[start of Source data]
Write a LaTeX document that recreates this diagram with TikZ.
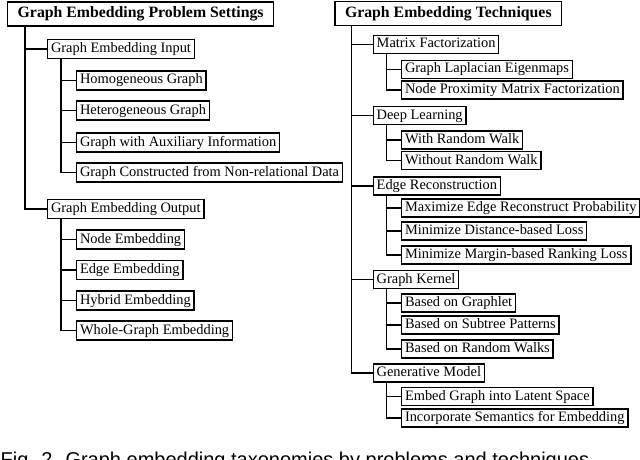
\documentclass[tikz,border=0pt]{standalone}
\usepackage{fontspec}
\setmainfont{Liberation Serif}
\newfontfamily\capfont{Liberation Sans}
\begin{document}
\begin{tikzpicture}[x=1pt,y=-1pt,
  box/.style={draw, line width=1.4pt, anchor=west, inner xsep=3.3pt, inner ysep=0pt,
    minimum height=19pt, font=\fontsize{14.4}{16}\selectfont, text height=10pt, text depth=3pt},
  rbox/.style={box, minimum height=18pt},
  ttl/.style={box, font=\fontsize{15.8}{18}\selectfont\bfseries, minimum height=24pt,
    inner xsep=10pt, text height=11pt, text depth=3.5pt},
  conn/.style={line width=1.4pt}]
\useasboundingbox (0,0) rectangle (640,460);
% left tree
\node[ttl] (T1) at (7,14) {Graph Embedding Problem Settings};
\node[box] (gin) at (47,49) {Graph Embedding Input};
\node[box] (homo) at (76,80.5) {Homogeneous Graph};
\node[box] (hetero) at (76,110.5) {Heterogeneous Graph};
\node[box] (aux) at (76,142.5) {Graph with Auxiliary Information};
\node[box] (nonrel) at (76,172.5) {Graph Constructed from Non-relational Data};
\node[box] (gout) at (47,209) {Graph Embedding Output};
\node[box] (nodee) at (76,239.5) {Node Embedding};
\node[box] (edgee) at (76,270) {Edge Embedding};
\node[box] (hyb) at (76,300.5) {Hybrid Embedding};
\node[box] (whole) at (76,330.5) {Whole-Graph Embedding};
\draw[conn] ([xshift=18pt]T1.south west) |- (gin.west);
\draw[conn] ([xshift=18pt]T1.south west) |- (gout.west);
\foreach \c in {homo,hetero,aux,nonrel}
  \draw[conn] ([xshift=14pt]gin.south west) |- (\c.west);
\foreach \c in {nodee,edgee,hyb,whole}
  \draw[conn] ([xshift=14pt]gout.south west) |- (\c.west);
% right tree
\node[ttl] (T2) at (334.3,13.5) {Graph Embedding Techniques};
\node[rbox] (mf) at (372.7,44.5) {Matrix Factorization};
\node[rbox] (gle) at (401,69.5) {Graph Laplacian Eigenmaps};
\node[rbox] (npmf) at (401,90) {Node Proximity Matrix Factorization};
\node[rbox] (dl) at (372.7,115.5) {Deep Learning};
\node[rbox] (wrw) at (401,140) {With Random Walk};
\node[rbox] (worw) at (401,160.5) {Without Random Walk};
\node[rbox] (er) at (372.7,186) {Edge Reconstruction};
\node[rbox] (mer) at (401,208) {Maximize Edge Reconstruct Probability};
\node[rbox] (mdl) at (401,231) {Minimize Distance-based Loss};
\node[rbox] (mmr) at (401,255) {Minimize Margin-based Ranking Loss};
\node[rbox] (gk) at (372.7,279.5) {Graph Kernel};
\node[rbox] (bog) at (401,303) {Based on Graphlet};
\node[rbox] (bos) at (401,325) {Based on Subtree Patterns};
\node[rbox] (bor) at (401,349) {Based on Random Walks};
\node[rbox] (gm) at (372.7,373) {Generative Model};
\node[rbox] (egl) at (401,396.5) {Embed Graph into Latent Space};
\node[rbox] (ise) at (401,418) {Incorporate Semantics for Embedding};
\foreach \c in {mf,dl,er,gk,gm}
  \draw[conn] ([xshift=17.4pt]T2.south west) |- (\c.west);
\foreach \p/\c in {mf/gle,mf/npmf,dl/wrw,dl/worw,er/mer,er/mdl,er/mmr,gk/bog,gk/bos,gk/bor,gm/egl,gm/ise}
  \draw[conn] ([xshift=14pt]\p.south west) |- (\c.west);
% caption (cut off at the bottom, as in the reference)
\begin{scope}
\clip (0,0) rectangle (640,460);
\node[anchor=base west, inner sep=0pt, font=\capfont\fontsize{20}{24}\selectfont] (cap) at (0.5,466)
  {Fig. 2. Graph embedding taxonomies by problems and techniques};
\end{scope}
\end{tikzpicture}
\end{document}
[end of Source data]
- _Stated task_
Repeat the data exactly, excluding the pictures.

- _The solution_
Write a LaTeX document that recreates this diagram with TikZ.
\documentclass[tikz,border=0pt]{standalone}
\usepackage{fontspec}
\setmainfont{Liberation Serif}
\newfontfamily\capfont{Liberation Sans}
\begin{document}
\begin{tikzpicture}[x=1pt,y=-1pt,
  box/.style={draw, line width=1.4pt, anchor=west, inner xsep=3.3pt, inner ysep=0pt,
    minimum height=19pt, font=\fontsize{14.4}{16}\selectfont, text height=10pt, text depth=3pt},
  rbox/.style={box, minimum height=18pt},
  ttl/.style={box, font=\fontsize{15.8}{18}\selectfont\bfseries, minimum height=24pt,
    inner xsep=10pt, text height=11pt, text depth=3.5pt},
  conn/.style={line width=1.4pt}]
\useasboundingbox (0,0) rectangle (640,460);
% left tree
\node[ttl] (T1) at (7,14) {Graph Embedding Problem Settings};
\node[box] (gin) at (47,49) {Graph Embedding Input};
\node[box] (homo) at (76,80.5) {Homogeneous Graph};
\node[box] (hetero) at (76,110.5) {Heterogeneous Graph};
\node[box] (aux) at (76,142.5) {Graph with Auxiliary Information};
\node[box] (nonrel) at (76,172.5) {Graph Constructed from Non-relational Data};
\node[box] (gout) at (47,209) {Graph Embedding Output};
\node[box] (nodee) at (76,239.5) {Node Embedding};
\node[box] (edgee) at (76,270) {Edge Embedding};
\node[box] (hyb) at (76,300.5) {Hybrid Embedding};
\node[box] (whole) at (76,330.5) {Whole-Graph Embedding};
\draw[conn] ([xshift=18pt]T1.south west) |- (gin.west);
\draw[conn] ([xshift=18pt]T1.south west) |- (gout.west);
\foreach \c in {homo,hetero,aux,nonrel}
  \draw[conn] ([xshift=14pt]gin.south west) |- (\c.west);
\foreach \c in {nodee,edgee,hyb,whole}
  \draw[conn] ([xshift=14pt]gout.south west) |- (\c.west);
% right tree
\node[ttl] (T2) at (334.3,13.5) {Graph Embedding Techniques};
\node[rbox] (mf) at (372.7,44.5) {Matrix Factorization};
\node[rbox] (gle) at (401,69.5) {Graph Laplacian Eigenmaps};
\node[rbox] (npmf) at (401,90) {Node Proximity Matrix Factorization};
\node[rbox] (dl) at (372.7,115.5) {Deep Learning};
\node[rbox] (wrw) at (401,140) {With Random Walk};
\node[rbox] (worw) at (401,160.5) {Without Random Walk};
\node[rbox] (er) at (372.7,186) {Edge Reconstruction};
\node[rbox] (mer) at (401,208) {Maximize Edge Reconstruct Probability};
\node[rbox] (mdl) at (401,231) {Minimize Distance-based Loss};
\node[rbox] (mmr) at (401,255) {Minimize Margin-based Ranking Loss};
\node[rbox] (gk) at (372.7,279.5) {Graph Kernel};
\node[rbox] (bog) at (401,303) {Based on Graphlet};
\node[rbox] (bos) at (401,325) {Based on Subtree Patterns};
\node[rbox] (bor) at (401,349) {Based on Random Walks};
\node[rbox] (gm) at (372.7,373) {Generative Model};
\node[rbox] (egl) at (401,396.5) {Embed Graph into Latent Space};
\node[rbox] (ise) at (401,418) {Incorporate Semantics for Embedding};
\foreach \c in {mf,dl,er,gk,gm}
  \draw[conn] ([xshift=17.4pt]T2.south west) |- (\c.west);
\foreach \p/\c in {mf/gle,mf/npmf,dl/wrw,dl/worw,er/mer,er/mdl,er/mmr,gk/bog,gk/bos,gk/bor,gm/egl,gm/ise}
  \draw[conn] ([xshift=14pt]\p.south west) |- (\c.west);
% caption (cut off at the bottom, as in the reference)
\begin{scope}
\clip (0,0) rectangle (640,460);
\node[anchor=base west, inner sep=0pt, font=\capfont\fontsize{20}{24}\selectfont] (cap) at (0.5,466)
  {Fig. 2. Graph embedding taxonomies by problems and techniques};
\end{scope}
\end{tikzpicture}
\end{document}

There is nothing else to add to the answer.